What would environmental justice actually look like in this case? Was there no way to honor the right of return, provide compensation for past discrimination and losses, and simultaneously protect more land from development in the name of flood control? One can certainly understand why African American homeowners might be given priority over urban planners. But without more wetlands and much more extensive flood-control infrastructure, the same vulnerable neighborhoods will always remain vulnerable. The book concludes with an admirable refusal to offer a happy ending and with the eloquent formulation that historical reckoning, done honestly and artfully, “gives weight to loss and substance to hope” (196). But I found myself searching for even a hint of hopefulness in the final pages.

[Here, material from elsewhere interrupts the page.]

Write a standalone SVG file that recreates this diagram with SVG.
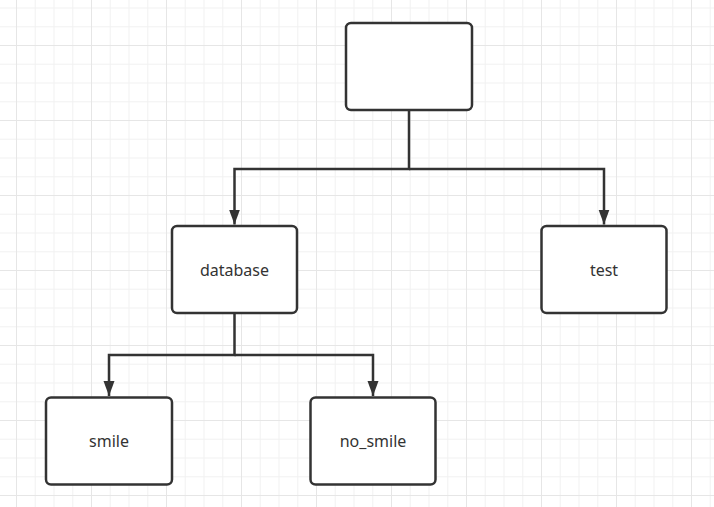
<svg xmlns="http://www.w3.org/2000/svg" width="714" height="507" viewBox="0 0 714 507">
  <style>
    .node rect { fill: #ffffff; stroke: #333333; stroke-width: 2.5; }
    .node text { font-family: "Noto Sans", "Liberation Sans", sans-serif; font-size: 16px; fill: #333333; text-anchor: middle; }
    .conn path { fill: none; stroke: #333333; stroke-width: 2.5; marker-end: url(#arrow); }
  </style>
  <defs>
    <pattern id="grid" patternUnits="userSpaceOnUse" x="16" y="45" width="75" height="75">
      <rect x="0" y="0" width="75" height="75" fill="#ffffff"/>
      <rect x="18.75" y="0" width="1" height="75" fill="#f2f2f2"/>
      <rect x="37.5" y="0" width="1" height="75" fill="#f2f2f2"/>
      <rect x="56.25" y="0" width="1" height="75" fill="#f2f2f2"/>
      <rect x="0" y="18.75" width="75" height="1" fill="#f2f2f2"/>
      <rect x="0" y="37.5" width="75" height="1" fill="#f2f2f2"/>
      <rect x="0" y="56.25" width="75" height="1" fill="#f2f2f2"/>
      <rect x="0" y="0" width="1" height="75" fill="#e6e6e6"/>
      <rect x="0" y="0" width="75" height="1" fill="#e6e6e6"/>
    </pattern>
    <marker id="arrow" markerUnits="userSpaceOnUse" markerWidth="16" markerHeight="12" refX="15" refY="5.5" orient="auto">
      <path d="M0,0 L15,5.5 L0,11 Z" fill="#333333"/>
    </marker>
  </defs>
  <rect x="0" y="0" width="714" height="507" fill="url(#grid)"/>

  <g id="connectors" class="conn">
    <path d="M409,111 V169 H234.5 V224.5"/>
    <path d="M409,169 H604 V224.5"/>
    <path d="M234.5,314 V355 H109 V396"/>
    <path d="M234.5,355 H373 V396"/>
  </g>

  <g id="node-root" class="node">
    <rect x="346" y="23" width="126" height="87" rx="5"/>
  </g>
  <g id="node-database" class="node">
    <rect x="172" y="226" width="125" height="87" rx="5"/>
    <text x="234.5" y="275.5">database</text>
  </g>
  <g id="node-test" class="node">
    <rect x="541.5" y="226" width="125" height="87" rx="5"/>
    <text x="604" y="275.5">test</text>
  </g>
  <g id="node-smile" class="node">
    <rect x="46" y="397.5" width="126" height="87" rx="5"/>
    <text x="109" y="447">smile</text>
  </g>
  <g id="node-no_smile" class="node">
    <rect x="310.5" y="397.5" width="125" height="87" rx="5"/>
    <text x="373" y="447">no_smile</text>
  </g>
</svg>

Could we not imagine new, affordable housing on higher ground, and new jobs in renewable energy, and new green spaces, and new enforcement of antidiscrimination laws, and new campaigns to bolster democratic participation? Perhaps I’m asking too much of a history book, but Horowitz clearly aspires to this kind of engagement with policymaking, so I hope that in future works he’ll take up his own challenge more directly.

Regardless, Katrina: A History, 1915–2015 is one of the most richly textured urban environmental histories I’ve ever read, right up there with Andrew Hurley’s classic book Environmental Inequalities, about Gary, Indiana. And it could not be more timely, in this perpetual season of climate change.